◆ GIVEN TASK ◆
Take the lines of the data below from the very first through the line containing "1, 3, 7, 1, 7];" and output them exactly, pictures excluded.

◆ PROVIDED DATA ◆
--- Begin ---

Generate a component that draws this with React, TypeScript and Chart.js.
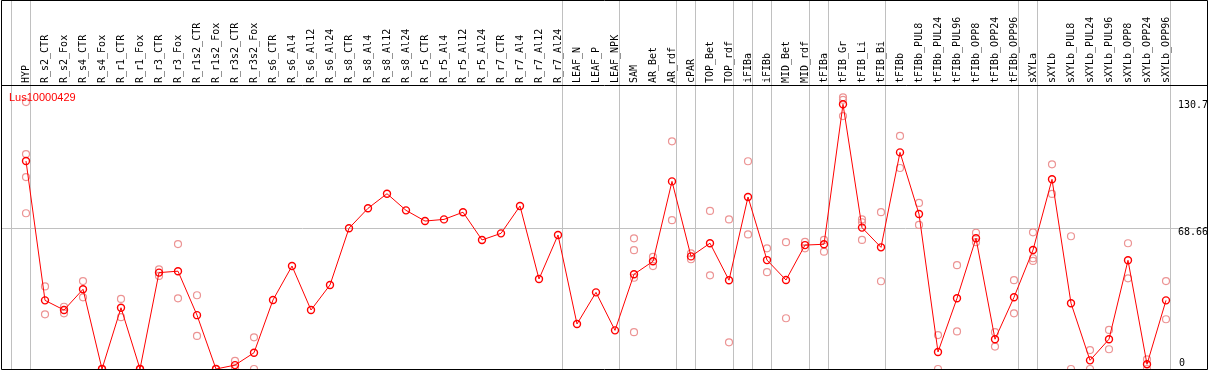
import React, { useEffect, useRef } from "react";
import { Chart, registerables } from "chart.js";

Chart.register(...registerables);

const _ = null;

const title = "Lus10000429";

const categories = [
  "HYP", "R_s2_CTR", "R_s2_Fox", "R_s4_CTR", "R_s4_Fox", "R_r1_CTR", "R_r1_Fox", "R_r3_CTR", "R_r3_Fox",
  "R_r1s2_CTR", "R_r1s2_Fox", "R_r3s2_CTR", "R_r3s2_Fox", "R_s6_CTR", "R_s6_Al4", "R_s6_Al12", "R_s6_Al24",
  "R_s8_CTR", "R_s8_Al4", "R_s8_Al12", "R_s8_Al24", "R_r5_CTR", "R_r5_Al4", "R_r5_Al12", "R_r5_Al24",
  "R_r7_CTR", "R_r7_Al4", "R_r7_Al12", "R_r7_Al24", "LEAF_N", "LEAF_P", "LEAF_NPK", "SAM", "AR_Bet", "AR_rdf",
  "cPAR", "TOP_Bet", "TOP_rdf", "iFIBa", "iFIBb", "MID_Bet", "MID_rdf", "tFIBa", "tFIB_Gr", "tFIB_Li", "tFIB_Bi",
  "tFIBb", "tFIBb_PUL8", "tFIBb_PUL24", "tFIBb_PUL96", "tFIBb_OPP8", "tFIBb_OPP24", "tFIBb_OPP96",
  "sXYLa", "sXYLb", "sXYLb_PUL8", "sXYLb_PUL24", "sXYLb_PUL96", "sXYLb_OPP8", "sXYLb_OPP24", "sXYLb_OPP96",
];

// number of categories in each separated group (left to right)
const groupSizes = [1, 28, 3, 3, 1, 2, 1, 1, 2, 1, 3, 7, 1, 7];

const meanValues = [
  101.2, 33.4, 28.7, 38.8, 0, 29.8, 0, 46.9, 47.6, 26.2,
  0, 1.9, 7.9, 33.6, 50.1, 28.7, 40.9, 68.5, 78.2, 85.3,
  77.2, 72.0, 72.8, 76.3, 62.8, 66.0, 79.3, 43.8, 65.2, 21.9,
  37.3, 18.8, 46.1, 52.4, 91.3, 54.8, 61.2, 43.2, 83.7, 53.0,
  43.3, 60.3, 60.7, 128.8, 68.8, 59.2, 105.4, 75.4, 8.3, 34.4,
  63.6, 14.5, 34.9, 57.9, 92.3, 32.0, 4.2, 14.5, 52.9, 2.3,
  33.4,
];

const rep1 = [
  129.9, 40.2, 30.3, 42.8, 0, 34.1, 0, 48.5, 60.8, 35.9,
  0, 4.0, 15.4,
  _, _, _, _, _, _, _, _, _, _, _, _, _, _, _, _, _, _, _,
  63.6, 54.6, 110.8, 56.3, 76.9, 72.8, 101.1, 58.7, 61.7, 61.9,
  62.8, 132.2, 72.8, 76.3, 113.4, 80.8, 16.5, 50.5, 66.3, 17.9,
  43.2, 66.5, 99.6, 64.6, 9.2, 19.0, 61.2, 4.7, 42.8,
];

const rep2 = [
  104.6, 26.6, 27.1, 34.9, 0, 25.2, 0, 45.3, 34.4, 16.1,
  0, 0, 0,
  _, _, _, _, _, _, _, _, _, _, _, _, _, _, _, _, _, _, _,
  57.8, 50.1, 72.4, 53.4, 45.6, 13.0, 65.5, 47.1, 24.7, 58.7,
  57.1, 131.0, 71.4, 42.7, 97.8, 70.1, 0, 18.3, 61.7, 10.9,
  27.1, 53.9, 85.2, 0, 0, 9.6, 44.1, 0, 24.2,
];

const rep3 = [
  93.4, _, _, _, _, _, _, _, _, _,
  _, _, _,
  _, _, _, _, _, _, _, _, _, _, _, _, _, _, _, _, _, _, _,
  44.4, _, _, _, _, _, _, _, _, _,
  _, 123.1, 62.8, _, _, _, _, _, _, _,
  _, 52.6, _, _, _, _, _, _, _,
];

const rep4 = [
  75.8, _, _, _, _, _, _, _, _, _,
  _, _, _,
  _, _, _, _, _, _, _, _, _, _, _, _, _, _, _, _, _, _, _,
  17.9, _, _, _, _, _, _, _, _, _,
  _, _, _, _, _, _, _, _, _, _,
  _, _, _, _, _, _, _, _, _,
];

const axisLabelValues = [130.7, 68.66, 0];
const axisLabelTexts = ["130.7", "68.66", "0"];
const gridValues = [68.66];

const W = 1209;
const H = 370;
const PAD = { left: 1, right: 2, top: 85, bottom: 1 };
const STEP = 19;
const FIRST_X = 26;
const PX_PER_UNIT = 2.055;

const MONO = "10px 'DejaVu Sans Mono', monospace";

function toPoints(arr: (number | null)[]) {
  const out: { x: number; y: number }[] = [];
  arr.forEach((v, i) => {
    if (v !== null && v !== undefined) out.push({ x: i, y: v });
  });
  return out;
}

const decor = {
  id: "decor",
  beforeDatasetsDraw(chart: any) {
    const { ctx, chartArea, scales } = chart;
    const xs = scales.x;
    const ys = scales.y;
    ctx.save();
    ctx.strokeStyle = "#c0c0c0";
    ctx.lineWidth = 1;
    let b = 0;
    const bounds = [0];
    groupSizes.forEach((g) => {
      b += g;
      bounds.push(b);
    });
    bounds.forEach((bi) => {
      const px = Math.floor(xs.getPixelForValue(bi - 1) + 4.5) + 0.5;
      ctx.beginPath();
      ctx.moveTo(px, 0);
      ctx.lineTo(px, chartArea.bottom);
      ctx.stroke();
    });
    gridValues.forEach((v) => {
      const py = Math.round(ys.getPixelForValue(v)) + 0.5;
      ctx.beginPath();
      ctx.moveTo(chartArea.left, py);
      ctx.lineTo(chartArea.right, py);
      ctx.stroke();
    });
    ctx.restore();
  },
  afterDatasetsDraw(chart: any) {
    const { ctx, chartArea, scales } = chart;
    const xs = scales.x;
    const ys = scales.y;
    ctx.save();
    ctx.strokeStyle = "#000";
    ctx.lineWidth = 1;
    ctx.beginPath();
    ctx.rect(chartArea.left + 0.5, 0.5, chartArea.right - chartArea.left, chartArea.bottom);
    ctx.moveTo(chartArea.left, chartArea.top + 0.5);
    ctx.lineTo(chartArea.right + 1, chartArea.top + 0.5);
    ctx.stroke();

    ctx.fillStyle = "#000";
    ctx.font = MONO;
    ctx.textAlign = "left";
    ctx.textBaseline = "middle";
    categories.forEach((c, i) => {
      const px = xs.getPixelForValue(i);
      ctx.save();
      ctx.translate(px + 0.5, chartArea.top - 2);
      ctx.rotate(-Math.PI / 2);
      ctx.fillText(c, 0, 0);
      ctx.restore();
    });

    axisLabelValues.forEach((v, i) => {
      const py = ys.getPixelForValue(v);
      const x = chartArea.right - 29;
      if (v === 0) {
        ctx.textBaseline = "alphabetic";
        ctx.fillText(axisLabelTexts[i], x + 1, py - 3);
      } else {
        ctx.textBaseline = "top";
        ctx.fillText(axisLabelTexts[i], x, py);
      }
    });

    ctx.fillStyle = "#ff0000";
    ctx.font = "11px 'Liberation Sans', Arial, sans-serif";
    ctx.textBaseline = "alphabetic";
    ctx.fillText(title, chartArea.left + 8, chartArea.top + 16);
    ctx.restore();
  },
};

export default function App() {
  const ref = useRef<HTMLCanvasElement | null>(null);

  useEffect(() => {
    if (!ref.current) return;
    const areaW = W - PAD.left - PAD.right;
    const areaH = H - PAD.top - PAD.bottom;
    const xMin = -(FIRST_X - PAD.left) / STEP;
    const xMax = xMin + areaW / STEP;
    const yMax = areaH / PX_PER_UNIT;

    const repStyle = {
      type: "line" as const,
      showLine: false,
      borderColor: "#ec9494",
      backgroundColor: "rgba(0,0,0,0)",
      pointRadius: 3.5,
      pointBorderWidth: 1.2,
      pointBorderColor: "#ec9494",
      pointBackgroundColor: "rgba(0,0,0,0)",
      clip: false as any,
    };

    const chart = new Chart(ref.current, {
      type: "line",
      data: {
        datasets: [
          {
            label: "mean",
            data: meanValues.map((v, i) => ({ x: i, y: v })),
            borderColor: "#ff0000",
            borderWidth: 1,
            tension: 0,
            pointRadius: 3.5,
            pointBorderWidth: 1.4,
            pointBorderColor: "#ff0000",
            pointBackgroundColor: "rgba(0,0,0,0)",
            clip: false as any,
          },
          { ...repStyle, label: "r1", data: toPoints(rep1) },
          { ...repStyle, label: "r2", data: toPoints(rep2) },
          { ...repStyle, label: "r3", data: toPoints(rep3) },
          { ...repStyle, label: "r4", data: toPoints(rep4) },
        ],
      },
      options: {
        responsive: false,
        maintainAspectRatio: false,
        devicePixelRatio: 1,
        animation: false,
        events: [],
        layout: { padding: PAD, autoPadding: false },
        scales: {
          x: { type: "linear", display: false, min: xMin, max: xMax },
          y: { type: "linear", display: false, min: 0, max: yMax },
        },
        plugins: {
          legend: { display: false },
          tooltip: { enabled: false },
          title: { display: false },
        },
      },
      plugins: [decor],
    });
    return () => chart.destroy();
  }, []);

  return (
    <div style={{ position: "fixed", left: 0, top: 0, width: W, height: H, background: "#fff" }}>
      <canvas ref={ref} width={W} height={H} style={{ width: W, height: H, display: "block" }} />
    </div>
  );
}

--- End ---

◆ FULL ANSWER ◆
Generate a component that draws this with React, TypeScript and Chart.js.
import React, { useEffect, useRef } from "react";
import { Chart, registerables } from "chart.js";

Chart.register(...registerables);

const _ = null;

const title = "Lus10000429";

const categories = [
  "HYP", "R_s2_CTR", "R_s2_Fox", "R_s4_CTR", "R_s4_Fox", "R_r1_CTR", "R_r1_Fox", "R_r3_CTR", "R_r3_Fox",
  "R_r1s2_CTR", "R_r1s2_Fox", "R_r3s2_CTR", "R_r3s2_Fox", "R_s6_CTR", "R_s6_Al4", "R_s6_Al12", "R_s6_Al24",
  "R_s8_CTR", "R_s8_Al4", "R_s8_Al12", "R_s8_Al24", "R_r5_CTR", "R_r5_Al4", "R_r5_Al12", "R_r5_Al24",
  "R_r7_CTR", "R_r7_Al4", "R_r7_Al12", "R_r7_Al24", "LEAF_N", "LEAF_P", "LEAF_NPK", "SAM", "AR_Bet", "AR_rdf",
  "cPAR", "TOP_Bet", "TOP_rdf", "iFIBa", "iFIBb", "MID_Bet", "MID_rdf", "tFIBa", "tFIB_Gr", "tFIB_Li", "tFIB_Bi",
  "tFIBb", "tFIBb_PUL8", "tFIBb_PUL24", "tFIBb_PUL96", "tFIBb_OPP8", "tFIBb_OPP24", "tFIBb_OPP96",
  "sXYLa", "sXYLb", "sXYLb_PUL8", "sXYLb_PUL24", "sXYLb_PUL96", "sXYLb_OPP8", "sXYLb_OPP24", "sXYLb_OPP96",
];

// number of categories in each separated group (left to right)
const groupSizes = [1, 28, 3, 3, 1, 2, 1, 1, 2, 1, 3, 7, 1, 7];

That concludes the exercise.